NORMAN — A state representative from Claremore thinks county officials need more training. Much of what they learn, Marty Quinn said, is acquired on the job. That could cost taxpayers, as county officials deal with millions of dollars of public funds.
Mr. Quinn will head up an interim study Nov. 12 at the state Capitol.
All of our elected officials routinely attend continuing education and maintain strong relations with their state organizations.

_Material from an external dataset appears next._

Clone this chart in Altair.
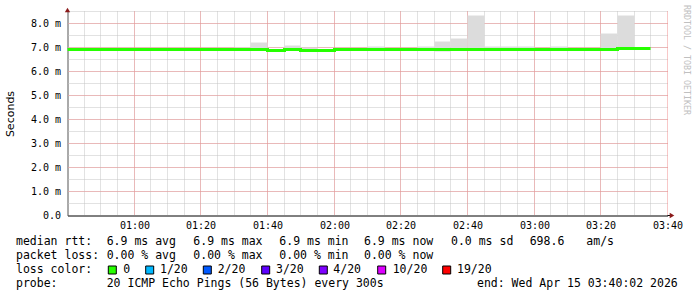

But as county governments grow and become more professionalized, it might be time for lawmakers to look at more than just additional training and explore the benefits of a county-manager form of government in larger counties and possible consolidation between counties.
The three-district set-up in all 77 Oklahoma counties is an antiquated system established in the state’s early years.
Commissioners, who are full-time employees and earn more than $80,000 per year, have their own road crews, make their own equipment and materials purchase and have varied responsibilities for county property itself.
Imagine if each Norman city council member had their own road crews working in their wards.
Mr. Quinn said it would have been beneficial for him as an elected state representative to have some basic knowledge of the processes and procedures before he took office in 2010.
Currently most elected county officials are required to take a minimal amount of training, and testing is optional. The county assessor has seven courses they must take and pass. The county sheriff and his deputies must receive 80 hours of training to become CLEET-certified.
We hope the interim study also looks at the need for county officials to run on partisan ballots. Let them run like judges do each term, under no party affiliation.